— Exercise objective —
Identify each line below containing the string "this" and copy it.

— Items —
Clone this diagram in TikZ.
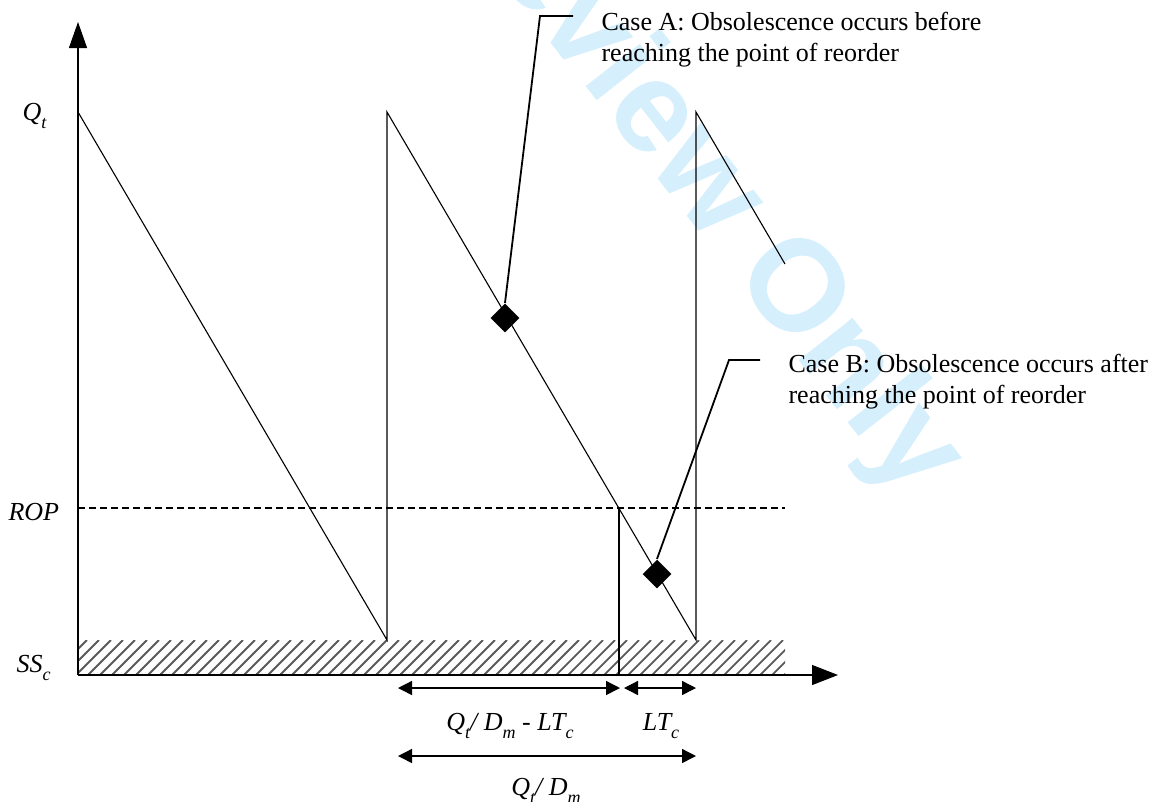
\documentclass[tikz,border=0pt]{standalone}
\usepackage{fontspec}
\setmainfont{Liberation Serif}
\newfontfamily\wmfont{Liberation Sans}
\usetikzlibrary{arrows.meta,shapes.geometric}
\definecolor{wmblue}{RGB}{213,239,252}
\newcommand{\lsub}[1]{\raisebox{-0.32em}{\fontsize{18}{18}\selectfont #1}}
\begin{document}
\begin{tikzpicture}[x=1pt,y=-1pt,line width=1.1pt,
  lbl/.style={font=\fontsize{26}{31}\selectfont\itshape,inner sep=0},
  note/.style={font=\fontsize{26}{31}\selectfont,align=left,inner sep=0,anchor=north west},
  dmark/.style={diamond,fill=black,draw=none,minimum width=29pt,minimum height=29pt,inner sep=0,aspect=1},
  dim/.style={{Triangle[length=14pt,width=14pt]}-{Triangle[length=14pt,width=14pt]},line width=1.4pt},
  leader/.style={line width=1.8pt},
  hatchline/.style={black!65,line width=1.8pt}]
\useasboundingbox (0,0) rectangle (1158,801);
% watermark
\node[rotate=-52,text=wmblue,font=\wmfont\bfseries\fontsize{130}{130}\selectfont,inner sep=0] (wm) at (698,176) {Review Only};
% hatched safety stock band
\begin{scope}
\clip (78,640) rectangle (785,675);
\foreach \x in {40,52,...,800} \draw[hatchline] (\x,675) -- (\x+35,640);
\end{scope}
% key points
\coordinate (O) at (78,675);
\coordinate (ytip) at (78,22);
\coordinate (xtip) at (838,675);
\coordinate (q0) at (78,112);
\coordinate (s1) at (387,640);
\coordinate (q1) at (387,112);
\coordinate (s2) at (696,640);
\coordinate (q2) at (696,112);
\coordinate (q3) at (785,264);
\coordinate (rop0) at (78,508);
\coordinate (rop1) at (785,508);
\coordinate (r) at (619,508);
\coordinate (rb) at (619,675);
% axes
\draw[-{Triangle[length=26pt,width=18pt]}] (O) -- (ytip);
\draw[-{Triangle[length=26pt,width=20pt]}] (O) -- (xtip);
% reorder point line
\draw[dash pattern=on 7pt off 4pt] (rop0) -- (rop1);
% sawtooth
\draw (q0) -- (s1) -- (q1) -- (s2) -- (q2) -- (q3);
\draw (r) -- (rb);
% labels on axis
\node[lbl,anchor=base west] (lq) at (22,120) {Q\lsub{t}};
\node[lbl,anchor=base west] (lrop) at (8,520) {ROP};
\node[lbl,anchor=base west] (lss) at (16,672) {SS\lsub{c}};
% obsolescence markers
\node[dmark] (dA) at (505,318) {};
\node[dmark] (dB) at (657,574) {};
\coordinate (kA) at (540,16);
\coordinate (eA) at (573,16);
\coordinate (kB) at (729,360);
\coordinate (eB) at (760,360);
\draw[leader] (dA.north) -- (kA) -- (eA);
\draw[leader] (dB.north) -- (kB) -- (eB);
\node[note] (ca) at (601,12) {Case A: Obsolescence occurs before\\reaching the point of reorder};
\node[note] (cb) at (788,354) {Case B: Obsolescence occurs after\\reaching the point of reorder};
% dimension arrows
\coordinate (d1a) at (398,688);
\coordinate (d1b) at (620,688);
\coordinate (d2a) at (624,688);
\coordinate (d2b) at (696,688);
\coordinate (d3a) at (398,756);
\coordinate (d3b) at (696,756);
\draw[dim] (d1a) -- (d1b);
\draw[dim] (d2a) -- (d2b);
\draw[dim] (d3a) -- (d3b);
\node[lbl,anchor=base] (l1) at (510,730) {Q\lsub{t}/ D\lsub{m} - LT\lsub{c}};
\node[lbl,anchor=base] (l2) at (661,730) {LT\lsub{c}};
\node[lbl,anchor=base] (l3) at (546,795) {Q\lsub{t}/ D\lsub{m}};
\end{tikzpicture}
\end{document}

---

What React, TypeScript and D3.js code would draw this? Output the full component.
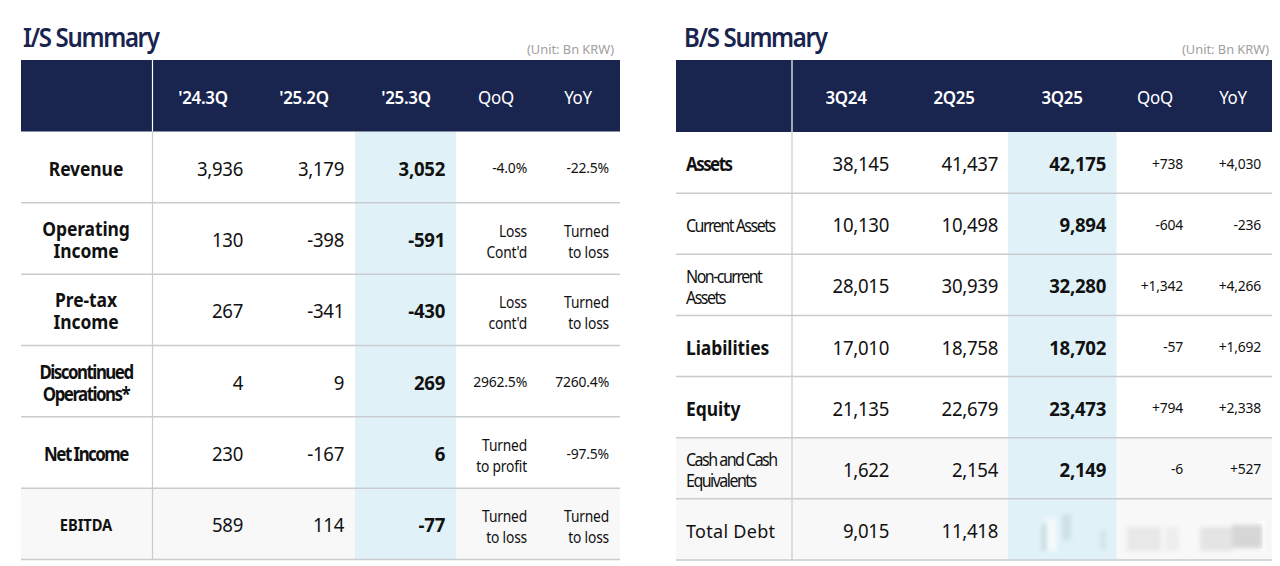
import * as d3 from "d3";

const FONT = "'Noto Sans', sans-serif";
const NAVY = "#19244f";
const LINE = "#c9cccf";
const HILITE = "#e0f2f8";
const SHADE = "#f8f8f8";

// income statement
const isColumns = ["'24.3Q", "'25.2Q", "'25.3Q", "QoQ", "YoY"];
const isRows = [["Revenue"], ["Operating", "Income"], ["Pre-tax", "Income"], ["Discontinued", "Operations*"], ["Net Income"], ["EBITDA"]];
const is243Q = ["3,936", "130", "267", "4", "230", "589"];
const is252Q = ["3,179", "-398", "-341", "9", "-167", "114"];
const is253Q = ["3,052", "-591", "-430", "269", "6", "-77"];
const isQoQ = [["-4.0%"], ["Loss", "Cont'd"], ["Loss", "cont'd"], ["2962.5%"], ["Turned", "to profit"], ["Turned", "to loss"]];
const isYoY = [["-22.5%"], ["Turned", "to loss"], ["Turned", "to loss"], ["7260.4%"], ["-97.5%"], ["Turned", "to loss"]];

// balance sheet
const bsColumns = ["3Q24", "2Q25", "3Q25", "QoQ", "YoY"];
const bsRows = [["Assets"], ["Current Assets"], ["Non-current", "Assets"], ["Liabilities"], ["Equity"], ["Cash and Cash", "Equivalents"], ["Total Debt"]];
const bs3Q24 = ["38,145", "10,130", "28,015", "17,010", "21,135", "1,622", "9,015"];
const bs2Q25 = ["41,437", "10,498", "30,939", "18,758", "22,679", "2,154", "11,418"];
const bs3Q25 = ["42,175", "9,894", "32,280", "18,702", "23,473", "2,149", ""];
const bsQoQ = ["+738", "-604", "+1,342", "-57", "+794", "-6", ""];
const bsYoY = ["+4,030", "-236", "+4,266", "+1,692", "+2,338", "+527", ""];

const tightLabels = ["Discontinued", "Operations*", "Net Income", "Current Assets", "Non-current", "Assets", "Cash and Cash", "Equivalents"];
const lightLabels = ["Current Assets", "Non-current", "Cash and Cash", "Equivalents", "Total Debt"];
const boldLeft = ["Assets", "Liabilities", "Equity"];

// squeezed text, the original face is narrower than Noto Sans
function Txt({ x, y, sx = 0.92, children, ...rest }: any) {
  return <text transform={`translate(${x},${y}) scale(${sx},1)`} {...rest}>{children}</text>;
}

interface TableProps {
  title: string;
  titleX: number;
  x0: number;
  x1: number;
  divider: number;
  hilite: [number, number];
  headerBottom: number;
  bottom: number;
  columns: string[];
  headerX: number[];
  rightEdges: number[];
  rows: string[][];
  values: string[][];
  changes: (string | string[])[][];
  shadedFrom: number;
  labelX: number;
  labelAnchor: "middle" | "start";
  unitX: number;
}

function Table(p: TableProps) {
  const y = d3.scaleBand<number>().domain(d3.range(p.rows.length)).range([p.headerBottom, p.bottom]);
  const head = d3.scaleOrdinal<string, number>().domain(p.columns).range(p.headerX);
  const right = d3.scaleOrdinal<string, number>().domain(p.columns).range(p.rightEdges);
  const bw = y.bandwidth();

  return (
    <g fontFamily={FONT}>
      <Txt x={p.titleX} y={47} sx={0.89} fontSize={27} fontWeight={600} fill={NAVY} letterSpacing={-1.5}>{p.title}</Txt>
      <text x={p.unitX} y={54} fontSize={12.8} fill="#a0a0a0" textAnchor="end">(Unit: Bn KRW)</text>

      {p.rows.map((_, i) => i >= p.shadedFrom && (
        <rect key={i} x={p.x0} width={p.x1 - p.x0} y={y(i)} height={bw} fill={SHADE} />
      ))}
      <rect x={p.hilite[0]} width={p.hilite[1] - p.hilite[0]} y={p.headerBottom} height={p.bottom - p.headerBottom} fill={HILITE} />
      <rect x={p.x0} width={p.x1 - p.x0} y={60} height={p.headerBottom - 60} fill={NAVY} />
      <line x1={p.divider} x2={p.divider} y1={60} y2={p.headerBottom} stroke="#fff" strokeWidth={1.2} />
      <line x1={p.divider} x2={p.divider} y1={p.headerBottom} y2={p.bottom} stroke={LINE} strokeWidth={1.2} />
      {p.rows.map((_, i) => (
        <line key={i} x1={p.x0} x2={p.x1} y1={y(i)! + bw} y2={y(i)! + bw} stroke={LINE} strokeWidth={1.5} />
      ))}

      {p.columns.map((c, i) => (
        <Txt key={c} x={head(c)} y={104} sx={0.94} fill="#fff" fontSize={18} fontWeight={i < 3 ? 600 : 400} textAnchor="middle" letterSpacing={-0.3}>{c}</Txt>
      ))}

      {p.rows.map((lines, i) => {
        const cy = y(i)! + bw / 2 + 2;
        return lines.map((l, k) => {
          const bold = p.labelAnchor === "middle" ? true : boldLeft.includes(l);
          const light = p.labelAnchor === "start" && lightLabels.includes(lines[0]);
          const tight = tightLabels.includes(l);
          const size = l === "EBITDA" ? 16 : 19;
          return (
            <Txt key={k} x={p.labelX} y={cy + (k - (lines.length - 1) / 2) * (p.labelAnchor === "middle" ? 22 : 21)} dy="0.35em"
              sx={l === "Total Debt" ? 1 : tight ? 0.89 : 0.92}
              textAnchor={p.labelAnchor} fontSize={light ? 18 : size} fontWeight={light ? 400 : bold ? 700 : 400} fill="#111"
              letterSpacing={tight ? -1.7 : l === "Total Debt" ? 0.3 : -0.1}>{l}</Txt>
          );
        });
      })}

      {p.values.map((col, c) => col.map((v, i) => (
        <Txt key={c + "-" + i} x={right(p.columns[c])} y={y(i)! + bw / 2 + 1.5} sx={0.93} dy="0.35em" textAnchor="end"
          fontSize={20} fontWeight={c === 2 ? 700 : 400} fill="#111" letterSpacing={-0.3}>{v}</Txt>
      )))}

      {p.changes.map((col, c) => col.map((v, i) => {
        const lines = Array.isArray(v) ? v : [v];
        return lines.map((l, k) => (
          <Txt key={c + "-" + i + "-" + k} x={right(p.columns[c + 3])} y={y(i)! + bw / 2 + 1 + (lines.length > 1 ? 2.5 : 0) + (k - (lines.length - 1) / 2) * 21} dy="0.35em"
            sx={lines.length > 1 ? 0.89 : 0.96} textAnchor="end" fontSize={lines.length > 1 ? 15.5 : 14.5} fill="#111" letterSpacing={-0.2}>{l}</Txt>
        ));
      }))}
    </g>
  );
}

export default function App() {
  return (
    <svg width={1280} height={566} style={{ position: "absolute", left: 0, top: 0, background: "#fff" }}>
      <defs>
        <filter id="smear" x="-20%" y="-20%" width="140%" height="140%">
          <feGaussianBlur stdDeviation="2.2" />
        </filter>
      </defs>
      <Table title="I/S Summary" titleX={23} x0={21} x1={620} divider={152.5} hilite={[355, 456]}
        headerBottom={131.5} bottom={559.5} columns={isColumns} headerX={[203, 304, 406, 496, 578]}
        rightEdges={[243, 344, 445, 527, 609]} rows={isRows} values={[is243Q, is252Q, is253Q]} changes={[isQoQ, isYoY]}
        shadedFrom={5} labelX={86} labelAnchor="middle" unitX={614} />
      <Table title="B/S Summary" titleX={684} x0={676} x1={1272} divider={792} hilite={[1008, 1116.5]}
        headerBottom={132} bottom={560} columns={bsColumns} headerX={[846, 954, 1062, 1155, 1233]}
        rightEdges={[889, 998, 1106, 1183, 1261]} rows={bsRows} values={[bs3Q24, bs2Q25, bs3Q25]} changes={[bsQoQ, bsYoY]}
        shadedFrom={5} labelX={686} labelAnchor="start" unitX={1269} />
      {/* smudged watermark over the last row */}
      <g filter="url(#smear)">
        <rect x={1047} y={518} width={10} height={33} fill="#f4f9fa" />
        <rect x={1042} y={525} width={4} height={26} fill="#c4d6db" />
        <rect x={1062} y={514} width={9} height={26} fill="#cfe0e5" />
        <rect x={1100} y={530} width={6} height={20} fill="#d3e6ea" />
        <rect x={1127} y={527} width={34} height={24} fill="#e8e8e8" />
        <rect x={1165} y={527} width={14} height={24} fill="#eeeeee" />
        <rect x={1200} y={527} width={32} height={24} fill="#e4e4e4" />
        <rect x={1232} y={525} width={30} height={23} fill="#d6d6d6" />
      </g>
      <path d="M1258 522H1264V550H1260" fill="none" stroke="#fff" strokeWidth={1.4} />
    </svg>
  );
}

— Full response —
Clone this diagram in TikZ.
What React, TypeScript and D3.js code would draw this? Output the full component.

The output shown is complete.